Minas Gerais has two major spodumene mines, the Mibra mine owned by AMG, and the Grota do Cirilo mine, owned by Sigma Lithium, which is the largest hardock deposit in the Western Hemisphere and just received its permit and should begin production “within days.” As a major iron ore production area, Minas Gerais has extensive shipping infrastructure that could be especially relevant to European markets (though it would also be low cost to move Brazilian spodumene to reserves in North Carolina or Canada due to this port capacity and low shipping costs). The Minas Gerais mines are also connected by national highways with the ports of Vitória and Ilhéus.
Locating a storage reserve near the Port of Vitória may be particularly worthwhile. AMG has launched an export route out of the Port of Vitória specifically for spodumene, and is also building its own hydroxide refinery in Europe. There have been numerous announcements for new European lithium refining capacity by Ensorica, Northvolt as well. Either way, by capitalizing on existing and germinating infrastructure, Brazil could be a critical partner in building supply chain resilience by building a spodumene reserve.
Good public policy should support sustainable investment and price stability in the energy transition commodities sector. The model is the approach we have advocated for to utilize the purchasing power and storage capacity of a public asset like the Strategic Petroleum Reserve to offer affordable hedging options for producers to minimize investment risk and stabilize prices over the long-term. A US-led critical minerals club would be well-positioned to execute this strategy. Key to its design would be building the storage capacity necessary to weather price volatility and to support the creation of new benchmarks that can crowd in private investment.
As we’ve seen with the SPR, the location of these facilities is an important design decision. The location of the SPR caverns increases delivery costs and ultimately leads to a higher acquisition price than the WTI benchmark would indicate.

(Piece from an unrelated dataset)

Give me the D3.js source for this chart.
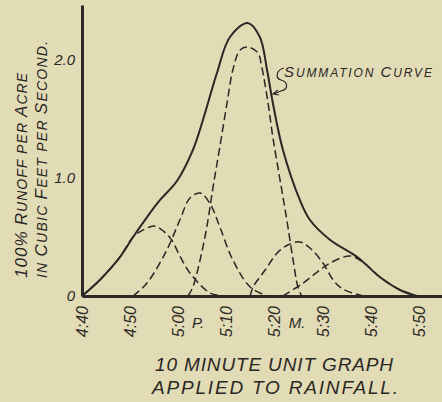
<!DOCTYPE html>
<html>
<head>
<meta charset="utf-8">
<script src="https://cdn.jsdelivr.net/npm/d3@7"></script>
<style>
  body { margin: 0; background: #e1dbb6; }
  svg { display: block; }
  text { font-family: "Liberation Sans", "DejaVu Sans", sans-serif; font-style: italic; fill: #2b2724; }
</style>
</head>
<body>
<div id="vis"></div>
<script>
// minutes after 4:40 P.M. and runoff (cfs per acre)
var tickMinutes = [0, 10, 20, 30, 40, 50, 60, 70];
var tickLabels = ["4:40", "4:50", "5:00", "5:10", "5:20", "5:30", "5:40", "5:50"];
var yTicks = [0, 1, 2];
var yTickLabels = ["0", "1.0", "2.0"];

// summation curve
var sumT = [0, 3.7, 7.9, 10.6, 13.5, 16.2, 19.7, 23.0, 25.1, 28.0, 30.7, 34.4, 36.9, 38.4, 39.6, 41.7, 45.2, 47.3, 51.5, 57.1, 61.8, 66.0, 69.5];
var sumV = [0, 0.136, 0.331, 0.5, 0.669, 0.814, 0.975, 1.237, 1.492, 1.89, 2.195, 2.314, 2.195, 1.915, 1.636, 1.237, 0.814, 0.644, 0.475, 0.331, 0.161, 0.051, 0];

// the five 10 minute unit graphs
var unit1T = [0, 3.7, 7.9, 10.6, 13.1, 15.1, 18.3, 20.3, 22.4, 26.6, 29.7];
var unit1V = [0, 0.136, 0.331, 0.5, 0.568, 0.593, 0.492, 0.339, 0.195, 0.025, 0];
var unit2T = [10.6, 13.5, 17.6, 20.3, 22.4, 24.5, 26.6, 28.6, 31.3, 34.9, 38.4];
var unit2V = [0, 0.11, 0.39, 0.644, 0.831, 0.873, 0.78, 0.585, 0.305, 0.076, 0];
var unit3T = [22.0, 23.0, 24.5, 25.9, 27.2, 28.6, 30.1, 31.3, 32.8, 34.4, 36.5, 37.3, 38.6, 39.6, 41.1, 42.5, 43.8, 44.8, 45.6];
var unit3V = [0, 0.076, 0.305, 0.585, 0.924, 1.263, 1.636, 1.915, 2.085, 2.11, 2.059, 1.941, 1.636, 1.347, 0.983, 0.644, 0.305, 0.076, 0];
var unit4T = [34.9, 35.5, 38.0, 40.5, 42.7, 45.2, 47.3, 50.0, 52.1, 54.1, 58.3];
var unit4V = [0, 0.076, 0.22, 0.364, 0.432, 0.458, 0.407, 0.28, 0.136, 0.059, 0];
var unit5T = [41.7, 45.9, 48.8, 51.5, 55.6, 58.3, 61.8, 66.0, 69.5];
var unit5V = [0, 0.11, 0.203, 0.28, 0.339, 0.288, 0.161, 0.051, 0];

var width = 442, height = 402;
var ink = "#2b2724";

var svg = d3.select("#vis").append("svg")
  .attr("width", width)
  .attr("height", height);

var x = d3.scaleLinear().domain([0, 74.7]).range([82, 442]);
var y = d3.scaleLinear().domain([0, 2.466]).range([296, 5]);

function pts(ts, vs) {
  return ts.map(function(t, i) { return [t, vs[i]]; });
}

var line = d3.line()
  .x(function(d) { return x(d[0]); })
  .y(function(d) { return y(d[1]); })
  .curve(d3.curveCatmullRom.alpha(0.5));

// stretch a text out to the width it has in the drawing
function fit(t, target) {
  var n = t.text().length;
  var len = t.node().getComputedTextLength();
  t.attr("letter-spacing", ((target - len) / (n - 1)).toFixed(2));
  return t;
}

// hand lettered small caps: capitals and digits big, the rest small
function smallCaps(t, str, big, small) {
  var runs = [];
  str.split("").forEach(function(c) {
    var isBig = /[A-Z0-9%]/.test(c);
    if (runs.length && runs[runs.length - 1].big === isBig) runs[runs.length - 1].s += c;
    else runs.push({ big: isBig, s: c });
  });
  runs.forEach(function(r) {
    t.append("tspan").attr("font-size", r.big ? big : small).text(r.s.toUpperCase());
  });
  return t;
}

// dashed unit graphs
var units = [pts(unit1T, unit1V), pts(unit2T, unit2V), pts(unit3T, unit3V), pts(unit4T, unit4V), pts(unit5T, unit5V)];
svg.selectAll(".unit").data(units)
  .enter().append("path")
  .attr("class", "unit")
  .attr("d", line)
  .attr("fill", "none")
  .attr("stroke", ink)
  .attr("stroke-width", 1.5)
  .attr("stroke-dasharray", "8,4");

// summation curve
svg.append("path")
  .attr("d", line(pts(sumT, sumV)))
  .attr("fill", "none")
  .attr("stroke", ink)
  .attr("stroke-width", 2);

// axes
var xAxis = svg.append("g")
  .attr("transform", "translate(0,296)")
  .call(d3.axisBottom(x).tickValues(tickMinutes).tickSize(0).tickFormat(""));
xAxis.select(".domain").attr("stroke", ink).attr("stroke-width", 3);

svg.selectAll(".xlab").data(tickMinutes)
  .enter().append("text")
  .attr("class", "xlab")
  .attr("transform", function(d) { return "translate(" + x(d) + ",306) rotate(-90)"; })
  .attr("dy", "0.35em")
  .attr("text-anchor", "end")
  .attr("font-size", 16)
  .text(function(d, i) { return tickLabels[i]; });

var yAxis = svg.append("g")
  .attr("transform", "translate(82,0)")
  .call(d3.axisLeft(y).tickValues(yTicks).tickSize(0).tickPadding(7)
    .tickFormat(function(d, i) { return yTickLabels[i]; }));
yAxis.select(".domain").attr("stroke", ink).attr("stroke-width", 3);
yAxis.selectAll("text")
  .attr("font-size", 15)
  .attr("font-family", "Liberation Sans, sans-serif")
  .attr("font-style", "italic")
  .attr("fill", ink);

// P.M. marks between ticks
svg.append("text").attr("x", 198).attr("y", 328).attr("text-anchor", "middle")
  .attr("font-size", 15).text("P.");
svg.append("text").attr("x", 297).attr("y", 328).attr("text-anchor", "middle")
  .attr("font-size", 15).text("M.");

// y axis title, two lines
fit(smallCaps(svg.append("text").attr("transform", "translate(27,278) rotate(-90)"),
  "100% Runoff per Acre", 17, 14), 205);
fit(smallCaps(svg.append("text").attr("transform", "translate(47,278) rotate(-90)"),
  "in Cubic Feet per Second.", 17, 14), 237);

// chart caption
fit(svg.append("text").attr("x", 155).attr("y", 371)
  .attr("font-size", 19).text("10 MINUTE UNIT GRAPH"), 238);
fit(svg.append("text").attr("x", 152).attr("y", 394)
  .attr("font-size", 19).text("APPLIED TO RAINFALL."), 246);

// summation curve label with squiggle pointer
fit(smallCaps(svg.append("text").attr("x", 284).attr("y", 77),
  "Summation Curve", 15, 12), 148);
svg.append("path")
  .attr("d", "M284,68 C276,70 275,78 281,80 C288,82 289,89 281,91 L274,94")
  .attr("fill", "none").attr("stroke", ink).attr("stroke-width", 1.2);
svg.append("path")
  .attr("d", "M278,90 L273,94 L279,95")
  .attr("fill", "none").attr("stroke", ink).attr("stroke-width", 1.2);
</script>
</body>
</html>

Looking at the nations that could make up a critical minerals club, including IPEF nations like Canada and Australia, but also incorporating the EU and other major producers, like Brazil, we identified four potential locations.
These locations – Quebec, North Carolina, Western Australia, and Minas Gerais – are well-situated to serve as reserve locations and delivery points for financial benchmark indices. Most spodumene is already moved by heavy bulk from Australia and Canada. Both countries have ready port access and the capacity to build reserves for storage for a critical minerals club. For the United States, production from North Carolina could provide some security as well as storage at the Port of Wilmington both for domestic production and imported product storage for physical delivery into contracts. Minas Gerais is both a spodumene production hub and a suitable point for delivery to the EU given existing and developing infrastructure.
The heart of successful industrial policy is in the details. Even the siting of reserves is economically relevant to their ability to achieve their stated goals. Keeping the private sector building at the rate our planet needs requires a stable benchmark price for spodumene, and that stable benchmark price requires the relevant storage facilities be sited in sensible locations relative to the mining and refinement of spodumene which can nonetheless easily address global markets.